The next session began and already there were troubles. Life got in the way and Merendithus could no longer come. So the four remaining accompanied the scout to this rift, and saw a ruined city inside.
Jimbo helpfully said that he believed it to be a city built by the kuo-toa. Mekis the bard rolled for history. Nat 1. I told him kuo-toa was a kind of cake, and the next thing I know he shouted “The city is cake!” Bloop, who is already a few swords shy of an smithy, instantly believed him.
The company swam into the dark, grim ruins and looked around. Bloop tried to take a bite from the ruins: nat 20 strength, nat 1 perception. Yep, the city is still cake. Hoon makes a perception check: another nat 1, another party member believing in Cake City.
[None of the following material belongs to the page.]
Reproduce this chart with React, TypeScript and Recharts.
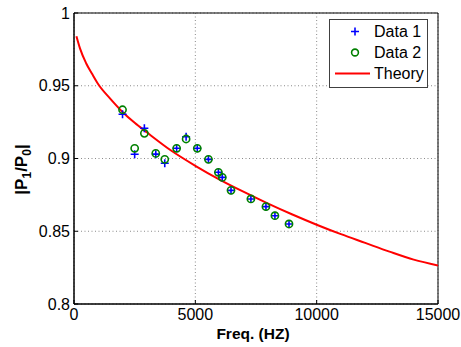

Jimbo the NPC took that moment to leave the insane and probably doomed adventurers to themselves.
Let me tell you, it’s *really* hard to create atmosphere in a sunken city of the dead, when fully three quarters of the party believes the place is made of cake. Even regular attacks by the undead isn’t enough to properly terrify, but I had something else up my sleeve.
The party reached the tower in the center of the city, and heard the same mournful song as they heard in the temple, but before they could enter two terrible, frog-like beasts made an appearance. They correctly identified them as twin hydroloths, fiends that the level 3 characters were in no way prepared to handle. The tone completely shifted again as the boss music started playing. The party wisely fled and the session ended with them face to face with the White Shark in the flesh.
From then on, the party was known as the Cake Squad, and I learned that instead of expecting the unexpected, I should be expecting the totally outlandish.